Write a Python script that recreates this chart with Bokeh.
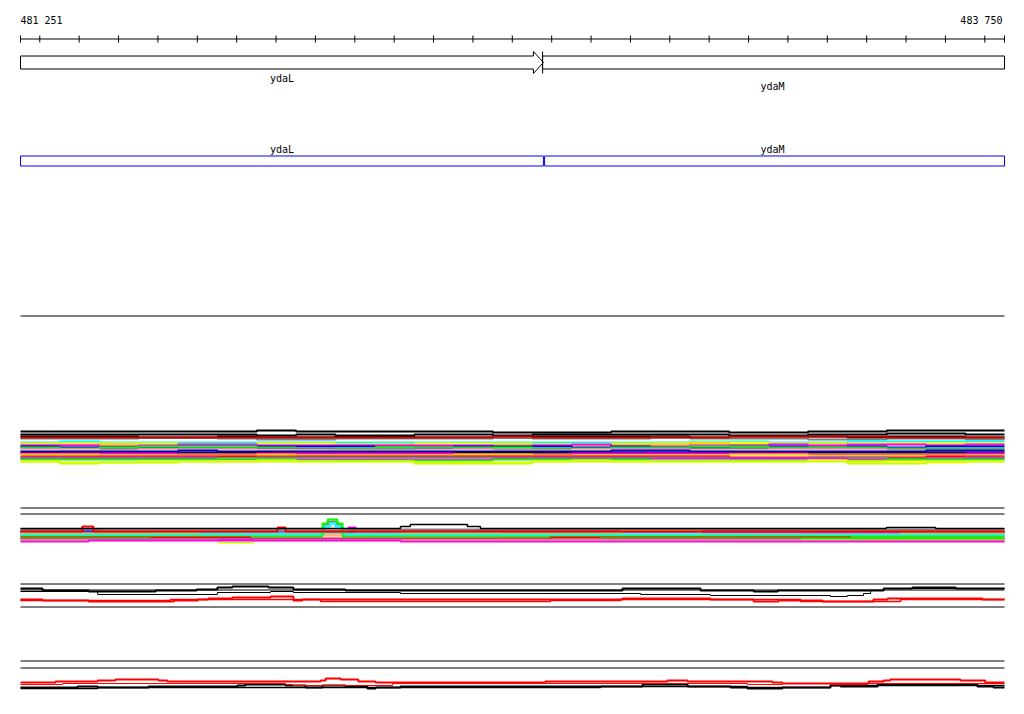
from bokeh.plotting import figure
from bokeh.models import Range1d
from bokeh.embed import file_html
from bokeh.resources import INLINE
from bokeh.core.properties import value

# ---------------- data ----------------
seq_start = 481251
seq_end = 483750
seq_labels = ["481 251", "483 750"]
tick_step = 100

gene_names = ["ydaL", "ydaM"]
gene_start = [481100, 482582]
gene_end = [482579, 483900]

# track 1: window edges (bp) and stepped levels (row position) per series
win_edges = [481251 + 100 * k for k in range(25)] + [483750]
t1_colors = ["#000000", "#000000", "#000000", "#808080", "#c80000", "#00ffff", "#ffff00",
             "#ffc800", "#ff00ff", "#0000ff", "#00ff00", "#808080", "#ffafaf", "#0000ff",
             "#000000", "#ff00ff", "#ffc800", "#ff0000", "#808080", "#ff00ff", "#00ff00",
             "#ffff00", "#c8ff00"]
t1_levels = [
    [431, 431, 431, 431, 431, 431, 430, 431, 431, 431, 431, 431, 432, 432, 432, 431, 431, 431, 432, 432, 431, 431, 430, 430, 430],
    [434, 434, 434, 434, 434, 434, 435, 434, 435, 435, 434, 434, 435, 434, 434, 434, 434, 434, 435, 435, 434, 434, 433, 433, 434],
    [436, 436, 436, 437, 437, 436, 437, 437, 436, 436, 437, 437, 437, 436, 436, 436, 436, 437, 436, 436, 436, 437, 436, 436, 437],
    [438, 438, 438, 437, 437, 438, 439, 439, 438, 438, 438, 438, 437, 438, 438, 438, 437, 438, 438, 438, 439, 439, 438, 438, 439],
    [437, 437, 437, 437, 437, 437, 437, 437, 437, 437, 437, 437, 436, 437, 437, 437, 437, 437, 436, 436, 436, 436, 437, 437, 437],
    [442, 441, 442, 442, 442, 442, 442, 442, 442, 442, 442, 442, 442, 442, 442, 442, 442, 441, 441, 442, 442, 441, 441, 441, 441],
    [443, 443, 443, 443, 444, 444, 443, 443, 444, 444, 443, 443, 443, 444, 444, 443, 443, 442, 442, 443, 443, 443, 443, 443, 443],
    [444, 444, 444, 445, 444, 444, 445, 445, 444, 444, 445, 445, 444, 444, 445, 444, 444, 443, 444, 444, 444, 445, 444, 444, 445],
    [445, 445, 446, 445, 444, 444, 445, 445, 445, 445, 445, 445, 446, 445, 444, 446, 446, 445, 445, 444, 445, 444, 444, 445, 444],
    [446, 447, 447, 447, 446, 446, 446, 446, 446, 447, 447, 446, 446, 446, 447, 446, 447, 447, 446, 446, 447, 446, 447, 446, 446],
    [447, 448, 447, 446, 446, 446, 447, 448, 448, 447, 447, 447, 447, 448, 448, 447, 447, 446, 446, 447, 447, 447, 448, 448, 448],
    [448, 449, 449, 448, 448, 448, 448, 448, 449, 449, 448, 448, 449, 449, 449, 448, 448, 448, 448, 448, 448, 448, 449, 449, 449],
    [449, 449, 450, 449, 449, 449, 450, 450, 450, 450, 450, 449, 450, 450, 449, 449, 449, 450, 450, 449, 449, 449, 450, 450, 450],
    [451, 451, 451, 451, 450, 451, 451, 451, 451, 451, 451, 451, 451, 451, 451, 450, 450, 451, 451, 451, 451, 451, 451, 450, 450],
    [452, 452, 452, 452, 452, 452, 452, 452, 452, 452, 452, 452, 452, 452, 452, 452, 452, 452, 452, 452, 452, 452, 452, 452, 452],
    [453, 453, 453, 453, 454, 454, 453, 453, 453, 453, 453, 454, 454, 454, 453, 453, 453, 453, 453, 453, 454, 454, 454, 454, 453],
    [454, 454, 455, 455, 455, 455, 454, 455, 455, 455, 455, 454, 454, 455, 455, 455, 455, 455, 454, 454, 455, 455, 455, 455, 455],
    [456, 456, 456, 456, 456, 456, 456, 456, 456, 456, 456, 456, 456, 456, 456, 456, 456, 456, 457, 457, 457, 457, 457, 456, 456],
    [457, 457, 457, 457, 457, 458, 457, 457, 457, 457, 457, 457, 457, 457, 457, 457, 457, 457, 458, 458, 457, 457, 458, 458, 457],
    [458, 458, 458, 458, 458, 458, 459, 459, 459, 459, 459, 459, 458, 458, 458, 458, 458, 458, 458, 458, 458, 459, 459, 458, 458],
    [459, 459, 459, 459, 459, 458, 459, 460, 460, 460, 460, 460, 459, 459, 459, 459, 460, 460, 460, 460, 460, 460, 459, 459, 459],
    [461, 462, 462, 461, 461, 461, 460, 461, 461, 461, 462, 462, 462, 461, 460, 461, 461, 461, 461, 461, 460, 461, 461, 462, 461],
    [461, 463, 462, 462, 461, 461, 461, 461, 461, 461, 463, 463, 463, 461, 461, 461, 461, 461, 461, 461, 461, 463, 463, 461, 461],
]

# track 2 series: colour, breakpoints (bp), levels
t2_colors = ["#808080", "#0000ff", "#ff00ff", "#00ffff", "#ffc800", "#ffafaf", "#00ffff", "#00ff00",
             "#ff0000", "#00ff00", "#ff00ff", "#c8ff00", "#ff00ff", "#808080", "#ff0000", "#000000"]
t2_breaks = [
    [481251, 482023, 482033, 482053, 482066, 483750],
    [481251, 481708, 482216, 483232, 483750],
    [481251, 482084, 482102, 482724, 482978, 483750],
    [481251, 481581, 482470, 483105, 483750],
    [481251, 481708, 482216, 482775, 482978, 483486, 483750],
    [481251, 482470, 483105, 483750],
    [481251, 482021, 482038, 482051, 482069, 483750],
    [481251, 482018, 482031, 482056, 482069, 483750],
    [481251, 481835, 482597, 483359, 483750],
    [481251, 481581, 482724, 483750],
    [481251, 483232, 483750],
    [481251, 481754, 481843, 483750],
    [481251, 481424, 482216, 483232, 483750],
    [481251, 481454, 482089, 483750],
    [481251, 481408, 481436, 481904, 481924, 483750],
    [481251, 482216, 482241, 482386, 482419, 483450, 483575, 483750],
]
t2_levels = [
    [530, 524, 521, 524, 530],
    [531, 532, 531, 532],
    [532, 527, 532, 531, 532],
    [534, 533, 534, 535],
    [533, 534, 533, 530, 534, 533],
    [535, 536, 535],
    [534, 526, 523, 526, 534],
    [536, 523, 519, 523, 536],
    [537, 538, 537, 538],
    [538, 539, 538],
    [539, 540],
    [540, 542, 540],
    [541, 540, 541, 541],
    [529, 530, 529],
    [531, 526, 531, 527, 531],
    [528, 526, 524, 526, 528, 527, 528],
]

# track 3
t3_colors = ["#000000", "#000000", "#ff0000", "#ff0000"]
t3_breaks = [
    [481251, 481307, 481424, 481594, 481698, 481751, 481789, 481881, 481944, 482076,
     482780, 482978, 483113, 483174, 483443, 483516, 483626, 483750],
    [481251, 481447, 481751, 481886, 481944, 482216, 482826, 483003, 483308, 483351,
     483392, 483410, 483443, 483750],
    [481251, 481307, 481424, 481640, 481701, 481728, 481789, 481886, 481944, 481967,
     482780, 483003, 483113, 483176, 483288, 483417, 483453, 483694, 483750],
    [481251, 481632, 482013, 482597, 482775, 483232, 483486, 483750],
]
t3_levels = [
    [588, 590, 591, 590, 589, 587, 586, 587, 589, 590, 588, 590, 591, 590, 588, 587, 588],
    [591, 594, 592, 591, 592, 593, 594, 595, 596, 595, 593, 590, 588],
    [599, 600, 601, 600, 599, 598, 597, 596, 600, 599, 598, 599, 601, 600, 601, 599, 598, 599],
    [600, 599, 601, 600, 599, 601, 599],
]

# track 4
t4_colors = ["#000000", "#000000", "#ff0000", "#ff0000"]
t4_breaks = [
    [481251, 481373, 481396, 481447, 481576, 481754, 481802, 481822, 481924, 481975,
     482018, 482076, 482132, 482153, 482216, 482724, 482831, 482945, 483054, 483097,
     483186, 483308, 483334, 483428, 483681, 483722, 483750],
    [481251, 481447, 481576, 482216, 482724, 483097, 483308, 483750],
    [481251, 481358, 481924, 481942, 482196, 483097, 483186, 483308, 483402, 483750],
    [481251, 481340, 481447, 481492, 481601, 481624, 482013, 482026, 482064, 482109,
     482153, 482584, 482686, 482894, 482945, 483161, 483186, 483405, 483443, 483460,
     483638, 483701, 483750],
]
t4_levels = [
    [687, 687, 686, 687, 686, 686, 685, 684, 685, 687, 685, 686, 688, 687, 686, 686,
     684, 686, 687, 688, 687, 685, 686, 684, 686, 687],
    [688, 687, 687, 687, 686, 687, 685],
    [684, 683, 684, 685, 683, 684, 683, 684, 683],
    [682, 681, 680, 679, 680, 681, 680, 678, 679, 681, 682, 681, 681, 680, 681, 682,
     683, 681, 680, 679, 680, 682],
]

# ---------------- layout ----------------
W, H = 1016, 706
BP_PER_PX = (seq_end - seq_start) / 984.0
x0 = seq_start - 20 * BP_PER_PX
FONT = value("DejaVu Sans Mono")

p = figure(width=W, height=H, output_backend="svg", toolbar_location=None,
           x_range=Range1d(x0, x0 + W * BP_PER_PX), y_range=Range1d(H, 0),
           min_border=0, outline_line_color=None)
p.axis.visible = False
p.grid.visible = False
p.background_fill_color = "white"


def clip(v):
    return min(max(v, seq_start), seq_end)


def step_xy(breaks, levels):
    xs, ys = [], []
    for i, lv in enumerate(levels):
        xs += [breaks[i], breaks[i + 1]]
        ys += [lv, lv]
    return xs, ys


# ruler
p.segment(x0=[seq_start], x1=[seq_end], y0=[38.5], y1=[38.5], line_color="black", line_width=1)
ticks = [seq_start] + list(range(481300, seq_end, tick_step)) + [seq_end]
p.segment(x0=ticks, x1=ticks, y0=[35] * len(ticks), y1=[42] * len(ticks), line_color="black", line_width=1)
p.text(x=[seq_start], y=[19.5], text=[seq_labels[0]], text_font=FONT, text_font_size="10px",
       text_align="left", text_baseline="middle", text_color="black")
p.text(x=[seq_end], y=[19.5], text=[seq_labels[1]], text_font=FONT, text_font_size="10px",
       text_align="right", text_baseline="middle", text_color="black", x_offset=-2)

# top gene track (arrow for ydaL, box for ydaM)
s0, e0 = clip(gene_start[0]), clip(gene_end[0])
head = 10 * BP_PER_PX
p.patch(x=[s0, e0 - head, e0 - head, e0, e0 - head, e0 - head, s0],
        y=[55.5, 55.5, 51, 62, 73, 68.5, 68.5],
        fill_color="white", line_color="black", line_width=1)
s1, e1 = clip(gene_start[1]), clip(gene_end[1])
m1 = s1 - 2 * BP_PER_PX
p.quad(left=[m1], right=[e1], top=[55.5], bottom=[68.5],
       fill_color=None, line_color="black", line_width=1)
p.segment(x0=[m1], x1=[m1], y0=[51], y1=[73], line_color="black", line_width=1)
p.text(x=[(s0 + e0) / 2], y=[77.5], text=[gene_names[0]], text_font=FONT, text_font_size="10px",
       text_align="center", text_baseline="middle", text_color="black")
p.text(x=[(s1 + e1) / 2], y=[85.5], text=[gene_names[1]], text_font=FONT, text_font_size="10px",
       text_align="center", text_baseline="middle", text_color="black", x_offset=-2)

# blue gene track
p.quad(left=[clip(s) for s in gene_start], right=[clip(e) for e in gene_end],
       top=[155.5] * 2, bottom=[165.5] * 2, fill_color=None, line_color="#0000ff", line_width=1)
p.text(x=[(clip(s) + clip(e)) / 2 for s, e in zip(gene_start, gene_end)], y=[149, 149],
       text=gene_names, text_font=FONT, text_font_size="10px",
       text_align="center", text_baseline="middle", text_color="black", x_offset=[0, -2])

# separator lines
seps = [315.5, 507.5, 513.5, 583.5, 589.5, 606.5, 660.5, 667.5]
p.segment(x0=[seq_start] * len(seps), x1=[seq_end] * len(seps), y0=seps, y1=seps,
          line_color="black", line_width=1)

# track 1
for c, lv in zip(t1_colors, t1_levels):
    xs, ys = step_xy(win_edges, lv)
    p.line(xs, ys, line_color=c, line_width=2)

# track 2
for c, b, lv in zip(t2_colors, t2_breaks, t2_levels):
    xs, ys = step_xy(b, lv)
    p.line(xs, ys, line_color=c, line_width=2 if c != "#000000" else 1.5)

# track 3
for i, (c, b, lv) in enumerate(zip(t3_colors, t3_breaks, t3_levels)):
    xs, ys = step_xy(b, lv)
    p.line(xs, ys, line_color=c, line_width=[2, 1, 2, 1.5][i])

# track 4
for i, (c, b, lv) in enumerate(zip(t4_colors, t4_breaks, t4_levels)):
    xs, ys = step_xy(b, lv)
    p.line(xs, ys, line_color=c, line_width=[2, 1.5, 1, 2][i])

open("out.html", "w").write(file_html(p, INLINE))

# # #

> **EXERCISE OBJECTIVE**:
Starting with the first line of the data above and ending with the line containing "gene_end = [482579, 483900]", please restate every line exactly, leaving images out.

> **ANSWER FOR THIS EXERCISE**:
Write a Python script that recreates this chart with Bokeh.
from bokeh.plotting import figure
from bokeh.models import Range1d
from bokeh.embed import file_html
from bokeh.resources import INLINE
from bokeh.core.properties import value

# ---------------- data ----------------
seq_start = 481251
seq_end = 483750
seq_labels = ["481 251", "483 750"]
tick_step = 100

gene_names = ["ydaL", "ydaM"]
gene_start = [481100, 482582]
gene_end = [482579, 483900]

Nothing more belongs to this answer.